No inciso XXV, define-se outro conceito fundamental: as “restrições ambientais”. São as “caracterísiticas naturais específicas de uma determinada área que limitam sua plena utilização sobre a qual pesa algum tipo de enquadramento de proteção ou proibição de uso na legislação ambiental”.

O Art. 6o, inciso X, afirma a necessidade do “fortalecimento do setor público e valorização das funções de planejamento e controle”. No mesmo artigo, inciso XII, se define a “regulação pública sobre o uso da terra por meio da utilização de instrumento de controle sobre o uso e ocupação do território”. E no inciso XIII está aquilo que parece ser a questão central do problema: a responsabilidade dos próprios moradores das áreas de risco e dos cidadãos que possuem casas de praia na região. Há referência explicita à necessidade de uma “gestão democrática, participativa e descentralizada”.

A legislação municipal de São Sebastião, portanto, prevê as situações de risco que ali ocorrem com frequência. Porém, os fatos deste início de ano deixam claro que essa lei não está tendo efeito prático.

Foto: Agência Brasil

OS PARADOXOS DO TURISMO NO LITORAL NORTE

A lei municipal do Plano Diretor também faz menção à atividade econômica que se desenvolve no entorno do turismo.

No artigo 6o, inciso do XIV, há referência de que a organização do território deve respeitar as “diferentes características urbanísticas, socioculturais e vocações”, a fim de valorizar a cultura local. Entretanto, no inciso XV fala-se no “fortalecimento do turismo e ecoturismo”. De modo a equilibrar possíveis conflitos, o inciso XVI do mesmo artigo afirma a necessidade de se fortalecer o “papel fiscalizador do poder público”.

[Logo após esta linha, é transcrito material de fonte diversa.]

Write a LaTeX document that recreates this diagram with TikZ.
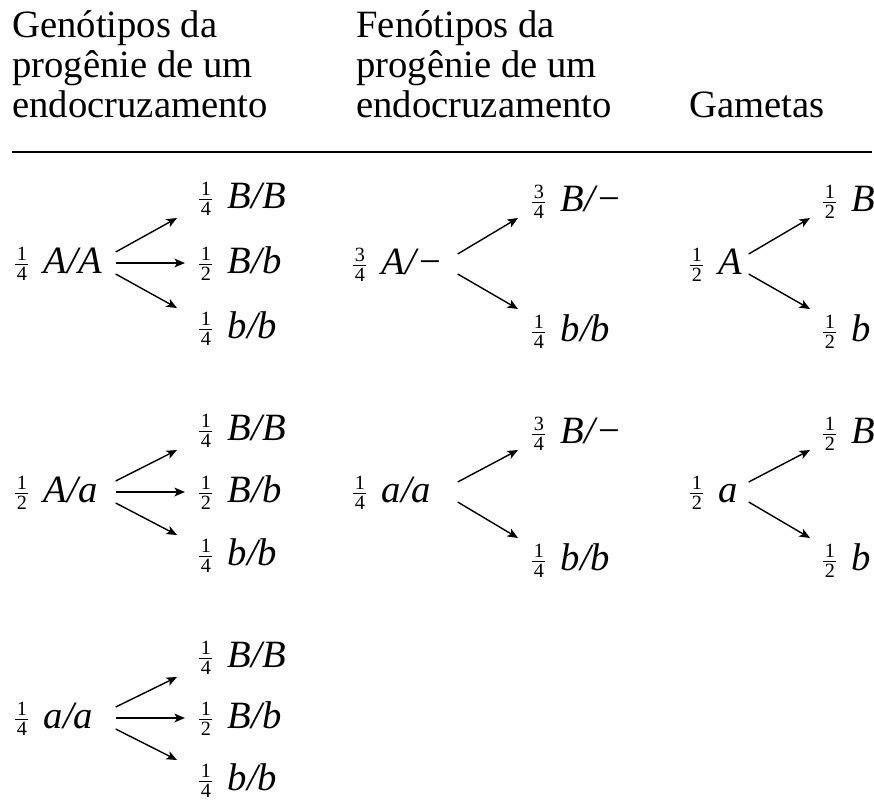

Diante da tragédia ocorrida, é possível se chegar à conclusão de que o papel fiscalizador do poder público não ocorreu. Mais do que isso, que a atividade econômica central para a região, o turismo, tem sido, paradoxalmente, tanto um fator de desenvolvimento quanto de retrocesso do ponto de vista da sustentabilidade social e ambiental.

CONFLITOS POLÍTICOS E ECONÔMICOS PELO ESPAÇO URBANO

O caso de São Sebastião não é o primeiro e, infelizmente não será o último. No ano passado, a cidade de Petrópolis (RJ) sofreu brutalmente com as chuvas que deixaram cerca de 238 mortos.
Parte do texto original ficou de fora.